What's happening in all that wheat stubble? This year the weather has made many changes in what farmers tried to plant -- or replant. One time the fields were too wet to plant anything. Then when they were able to plant, it rained and rained and in some fields the little plants got drowned. When it dried up a bit, the seeds that hadn't yet come up when the rains came, couldn't break through the now crusted soil. What a mess! But not to worry, the wheat did great.

When I was growing up in this area, wheat was the main crop on our farm. Since we were gone during the school year, wheat, with a little attention from our neighbor, Jim Berry, could get along fine. My brothers would be home in the late spring in time to work in the harvest, cutting the wheat, binding and putting the bundles in little shocks. Then when it was our time to have the threshing machine come, the whole family would be involved in either working in the fields, or in the kitchen preparing to feed a room full of threshers. My brothers would usually have the job of taking the threshed grain to Ellis where there was a box car waiting on the railroad siding to take our grain to market. I loved to escape the kitchen and sit in the warm shelled grain in the wagon, or later the truck, as it was taken over to Ellis. I even managed to chew a few of the grains along the way. In later years the grain was stored in our own granary on the farm, and it became a wonderful playground where we could jump from the ladders down into the grain and make it our private gymnasium.

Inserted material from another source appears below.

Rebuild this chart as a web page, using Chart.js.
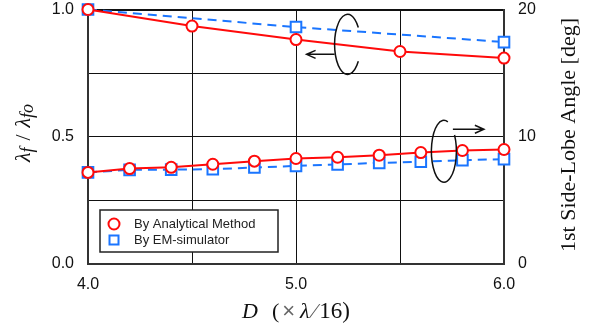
<!DOCTYPE html>
<html>
<head>
<meta charset="utf-8">
<script src="https://cdn.jsdelivr.net/npm/chart.js@4"></script>
<style>
  html, body { margin: 0; padding: 0; background: #fff; }
</style>
</head>
<body>
<canvas id="chart" width="609" height="331"></canvas>
<script>
// wavelength ratio (left axis)
const ratioD = [4.0, 4.5, 5.0, 5.5, 6.0];
const ratioAnalytical = [1.0, 0.935, 0.882, 0.835, 0.809];
const ratioEmD = [4.0, 5.0, 6.0];
const ratioEm = [1.0, 0.931, 0.872];

// 1st side-lobe angle (right axis, deg)
const angleD = [4.0, 4.2, 4.4, 4.6, 4.8, 5.0, 5.2, 5.4, 5.6, 5.8, 6.0];
const angleAnalytical = [7.2, 7.5, 7.6, 7.84, 8.08, 8.29, 8.39, 8.55, 8.76, 8.92, 9.0];
const angleEm = [7.2, 7.4, 7.42, 7.45, 7.58, 7.71, 7.82, 7.95, 8.03, 8.16, 8.24];

const legendLabels = ["By Analytical Method", "By EM-simulator"];

const RED = "#ff0a0a";
const BLUE = "#1a75ff";
const SANS = "'Liberation Sans', Arial, sans-serif";
const SERIF = "'Liberation Serif', 'Times New Roman', serif";

const pts = (xs, ys) => xs.map((x, i) => ({ x, y: ys[i] }));

// draws a run of text pieces (different fonts) centred at 0,0
function drawPieces(ctx, pieces) {
  let total = 0;
  pieces.forEach(p => { ctx.font = p.font; p.w = ctx.measureText(p.t).width; total += p.w + (p.gap || 0); });
  let x = -total / 2;
  pieces.forEach(p => {
    ctx.font = p.font;
    ctx.fillStyle = p.color || "#111";
    ctx.fillText(p.t, x, p.dy || 0);
    x += p.w + (p.gap || 0);
  });
}

function arrow(ctx, x1, y, x2) {
  const dir = Math.sign(x2 - x1);
  ctx.beginPath();
  ctx.moveTo(x1, y);
  ctx.lineTo(x2, y);
  ctx.moveTo(x2 - dir * 9, y - 4);
  ctx.lineTo(x2, y);
  ctx.lineTo(x2 - dir * 9, y + 4);
  ctx.stroke();
}

const extras = {
  id: "extras",
  afterDatasetsDraw(chart) {
    const { ctx, scales } = chart;
    const x = scales.x, y = scales.y;
    ctx.save();
    ctx.strokeStyle = "#111";
    ctx.lineWidth = 1.5;

    // upper rotation mark (points to left axis)
    let cx = x.getPixelForValue(5.248), cy = y.getPixelForValue(0.863);
    ctx.beginPath();
    ctx.ellipse(cx, cy, 13, 30, 0, 0.6, 2 * Math.PI - 0.6);
    ctx.stroke();
    arrow(ctx, cx - 13, cy + 10, cx - 41);

    // lower rotation mark (points to right axis)
    cx = x.getPixelForValue(5.711); cy = y.getPixelForValue(0.443);
    ctx.beginPath();
    ctx.ellipse(cx, cy, 12.5, 31, 0, -0.55, 2 * Math.PI - 1.25);
    ctx.stroke();
    arrow(ctx, cx + 9, cy - 22, cx + 40);
    ctx.restore();
  },
  afterDraw(chart) {
    const { ctx, chartArea } = chart;
    ctx.save();

    // legend box inside the plot
    const lx = chartArea.left + 12, ly = chartArea.bottom - 54;
    ctx.fillStyle = "#fff";
    ctx.fillRect(lx, ly, 178, 42);
    ctx.strokeStyle = "#222";
    ctx.lineWidth = 1.5;
    ctx.strokeRect(lx, ly, 178, 42);
    ctx.lineWidth = 2;
    ctx.strokeStyle = RED;
    ctx.beginPath();
    ctx.arc(lx + 14, ly + 14, 5.5, 0, 2 * Math.PI);
    ctx.fillStyle = "#fff";
    ctx.fill();
    ctx.stroke();
    ctx.strokeStyle = BLUE;
    ctx.strokeRect(lx + 9.5, ly + 25.5, 9, 9);
    ctx.fillStyle = "#222";
    ctx.font = "13px " + SANS;
    ctx.textBaseline = "middle";
    ctx.fillText(legendLabels[0], lx + 34, ly + 14);
    ctx.fillText(legendLabels[1], lx + 34, ly + 30);

    // axis titles
    ctx.textBaseline = "alphabetic";
    ctx.save();
    ctx.translate(296, 318);
    drawPieces(ctx, [
      { t: "D", font: "italic 22px " + SERIF, gap: 14 },
      { t: "(", font: "22px " + SERIF, gap: 3 },
      { t: "×", font: "22px " + SANS, color: "#666", gap: 5 },
      { t: "λ", font: "italic 22px " + SERIF, gap: 3 },
      { t: "⁄", font: "22px " + SERIF, color: "#555", gap: 3 },
      { t: "16)", font: "23px " + SERIF }
    ]);
    ctx.restore();

    ctx.save();
    ctx.translate(30, 133);
    ctx.rotate(-Math.PI / 2);
    drawPieces(ctx, [
      { t: "λ", font: "italic 22px " + SERIF },
      { t: "f", font: "italic 18px " + SERIF, dy: 3, gap: 7 },
      { t: "/", font: "22px " + SERIF, gap: 7 },
      { t: "λ", font: "italic 22px " + SERIF },
      { t: "fo", font: "italic 18px " + SERIF, dy: 3 }
    ]);
    ctx.restore();

    ctx.save();
    ctx.translate(575, 135);
    ctx.rotate(-Math.PI / 2);
    drawPieces(ctx, [{ t: "1st Side-Lobe Angle [deg]", font: "22px " + SERIF }]);
    ctx.restore();

    ctx.restore();
  }
};

// keep the plot area where the reference has it
const noPad = s => { s.paddingTop = 0; s.paddingBottom = 0; };

new Chart(document.getElementById("chart"), {
  type: "line",
  data: {
    datasets: [
      {
        data: pts(ratioD, ratioAnalytical), yAxisID: "y",
        borderColor: RED, borderWidth: 2, pointStyle: "circle", pointRadius: 5.5,
        pointBorderWidth: 2, pointBackgroundColor: "#fff", pointBorderColor: RED, clip: false
      },
      {
        data: pts(angleD, angleAnalytical), yAxisID: "y2",
        borderColor: RED, borderWidth: 2, pointStyle: "circle", pointRadius: 5.5,
        pointBorderWidth: 2, pointBackgroundColor: "#fff", pointBorderColor: RED, clip: false
      },
      {
        data: pts(ratioEmD, ratioEm), yAxisID: "y",
        borderColor: BLUE, borderWidth: 2, borderDash: [9, 6], pointStyle: "rect", pointRadius: 7.5,
        pointBorderWidth: 2, pointBackgroundColor: "#fff", pointBorderColor: BLUE, clip: false
      },
      {
        data: pts(angleD, angleEm), yAxisID: "y2",
        borderColor: BLUE, borderWidth: 2, borderDash: [9, 6], pointStyle: "rect", pointRadius: 7.5,
        pointBorderWidth: 2, pointBackgroundColor: "#fff", pointBorderColor: BLUE, clip: false
      }
    ]
  },
  options: {
    responsive: false,
    animation: false,
    layout: { padding: { top: 9, left: 0, right: 0, bottom: 0 } },
    plugins: { legend: { display: false }, tooltip: { enabled: false } },
    scales: {
      x: {
        type: "linear", min: 4, max: 6,
        ticks: {
          stepSize: 0.5, padding: 11, color: "#111", font: { family: SANS, size: 16 },
          maxRotation: 0, callback: v => Number.isInteger(v) ? v.toFixed(1) : ""
        },
        grid: { color: "#111", lineWidth: 1, drawTicks: false },
        border: { color: "#333", width: 2 },
        afterFit: s => { s.height = 67; s.paddingLeft = 0; s.paddingRight = 0; }
      },
      y: {
        position: "left", min: 0, max: 1,
        ticks: {
          stepSize: 0.25, padding: 14, color: "#111", font: { family: SANS, size: 16 },
          callback: v => (Math.round(v * 100) % 50 === 0) ? v.toFixed(1) : ""
        },
        grid: { color: "#111", lineWidth: c => c.tick && c.tick.value === 1 ? 2 : 1, drawTicks: false },
        border: { color: "#333", width: 2 },
        afterFit: s => { s.width = 88; noPad(s); }
      },
      y2: {
        position: "right", min: 0, max: 20,
        ticks: { stepSize: 10, padding: 14, color: "#111", font: { family: SANS, size: 16 } },
        grid: { display: false, drawTicks: false },
        border: { color: "#333", width: 2 },
        afterFit: s => { s.width = 105; noPad(s); }
      }
    }
  },
  plugins: [extras]
});
</script>
</body>
</html>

This season our wheat was harvested in one operation from standing wheat stalks to truckloads of grain in one day. No one had to feed a bunch of dirty, tired men who came to thresh the grains from the gathered wheat shocks. The grain was trucked to market or storage away from our farm, and we awaited the check without ever even touching or tasting a grain of wheat. Of course, today it would not be safe to chew on a grain because it would get stuck in my teeth.

What was left of that golden crop were acres of wheat stubble. I awaited the next step, of preparing the ground for a crop of late soy beans. But I never saw the fields being plowed or disked in preparation. It wasn't too wet or too dry, but the wheat stubble just stayed there. Our neighbors' fields looked the same way, just wheat stubble.

I was concerned about what was happening, but didn't want to show my ignorance of modern methods, so I just watched out the windows. Finally, I began seeing some green in rows appearing in the wheat stubble. Obviously I wasn't watching on the day that soybeans were planted right in the field. The stubble was not plowed under, the soil was not disturbed again, but now you can see rows of small green soy bean plants appearing in the wheat fields. As they grow they can be compared to the older soybean plants in neighboring fields that were planted early in the spring as soon as conditions allowed it. There will be two times of harvesting the beans this year. The older plants will be ready before these new ones which are coming through the wheat stubble will have matured.

But now I realize that next year there will be very little wheat growing. By the time that this late crop is harvested, it may be too late to plant any winter wheat. If that happens, I will miss seeing my favorite crop, but it will be nice to get the checks from the soybeans that were nurtured by the old wheat stubble.